Donald Trump, back in the Oval Office, says he wants to build a “Golden Dome” over America—a missile shield stretching beyond imagination, a kind of cosmic umbrella built from interceptors, tracking systems, and maybe even space-based lasers. Some of that is old wine in new bottles, sure. But the budget numbers don’t lie. A forty-percent boost for the Space Force isn’t a gesture. It’s a declaration. It’s like someone slapping cash on the table and saying, “Deal me in.” And everyone else hears it—Russia, China, Europe, even the countries pretending they don’t. The budget shift means cuts somewhere else, but Washington seems ready to sacrifice a few earthly comforts to win the high sky.

But no one can talk about space today without mentioning Elon Musk. Starship is still the biggest, loudest, most ambitious machine humanity has ever tried to throw into orbit. Musk swears it’s headed to Mars, even if that timeline looks shakier than a rocket on uneven concrete. Yet Starship’s real power is here at home. If the shooting ever starts in space and satellites begin dropping like glass ornaments, America’s ability to replace them fast could decide everything. And Starship—if it performs—could turn the U.S. into the only country capable of rebuilding its orbital network faster than enemies can wreck it. That’s not just innovation. That’s supremacy. When you can replace what others can only mourn, you win by default. The only problem is the cold war brewing between Musk and Trump. You don’t need a physics degree to know that when egos collide, sparks fly.

Then there’s Russia, the wildcard with a habit of breaking rules the way gamblers break promises. In 2024, American intelligence warned that Moscow was working on a space-based nuclear weapon meant to fry satellites in low-Earth orbit. Not one satellite—hundreds at once. It would be the orbital equivalent of flipping the breaker switch on half the modern world. The Outer Space Treaty of 1967 bans weapons of mass destruction in orbit, but treaties are polite suggestions when wars loom. Cosmos 2553, launched right when Russia invaded Ukraine, has been giving analysts heartburn ever since. They say it carries a dummy warhead. Maybe it does. But nobody builds fake weapons unless they’re practicing for real ones. That spinning satellite is a reminder that Russia knows how to bluff, and sometimes it knows how to follow the bluff with a punch.

Meanwhile, Britain is finally dropping the polite act. In 2025, it admitted publicly that it would build “counter-space” capabilities—meaning tools that can disable or destroy satellites. France went further and pulled off a “rendezvous and proximity operation” with America against what many believe was a Russian satellite. Up close. Personal. The kind of maneuver that says, “I can touch you whenever I want.” America and China have been doing similar orbital dances for years, drifting near each other’s satellites like boxers circling before the first swing. Call it shadow-boxing if you want, but in space, even shadows can kill.

The irony is thick. For decades world leaders called space a place of peace. Now nations stalk each other in orbit like hunters tracing footprints in fresh snow. The weapons are quiet. The moves are subtle. But the tension is loud. And it’s getting louder.

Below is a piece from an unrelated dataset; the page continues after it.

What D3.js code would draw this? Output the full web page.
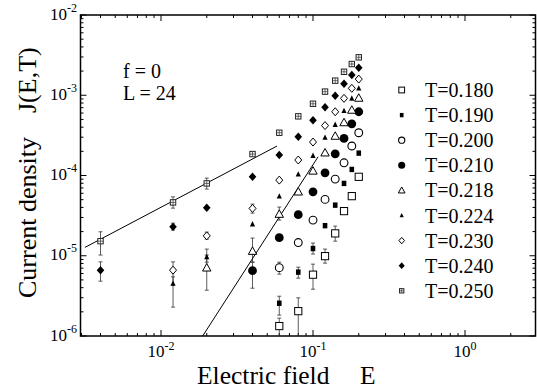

Then you have the private sector turning into a cosmic surveillance squad. Companies like Maxar aren’t just taking pictures of Earth anymore. They’ve started pointing their cameras upward, snapping clean images of foreign satellites—Chinese, Russian, whoever drifts by. Things once reserved for intelligence agencies are now sold like stock photos. And Slingshot Aerospace runs a network of telescopes watching satellites spin, drift, or malfunction. When Russia’s Cosmos 2553 tumbled out of its usual path in April 2025, it wasn’t spies who noticed first. It was Slingshot’s sensors. The fog of war is lifting, not because militaries want clarity, but because private eyes in the sky have made secrets harder to hide.

To me, this is the part that really seals the deal. When civilians can track potential weapons in orbit better than governments used to, transparency stops being optional. It becomes another battlefield. If knowledge is power, then companies are arming themselves without firing a shot. And every time they reveal a little more, the world gets a clearer look at how close we really are to conflict in space.

It’s funny—people keep asking when the next world war might start. But they’re looking in the wrong place. They stare at borders, deserts, oceans, and old flashpoints on old maps. The next war won’t start in the trenches. It won’t start at sea. It won’t even start in the air. It will start with a blip on a screen, a satellite that goes dark, a maneuver that crosses an invisible line five hundred miles above our heads.

There’s a proverb that says the higher the branch, the stronger the wind. Well, space is the highest branch humanity has climbed. And the wind is picking up.

Military competition in space isn’t coming someday. It’s here now, humming just above the clouds, waiting for the first shove. And once it starts, don’t expect it to stay quiet. The silence of space is just the calm before a storm humanity has never seen before.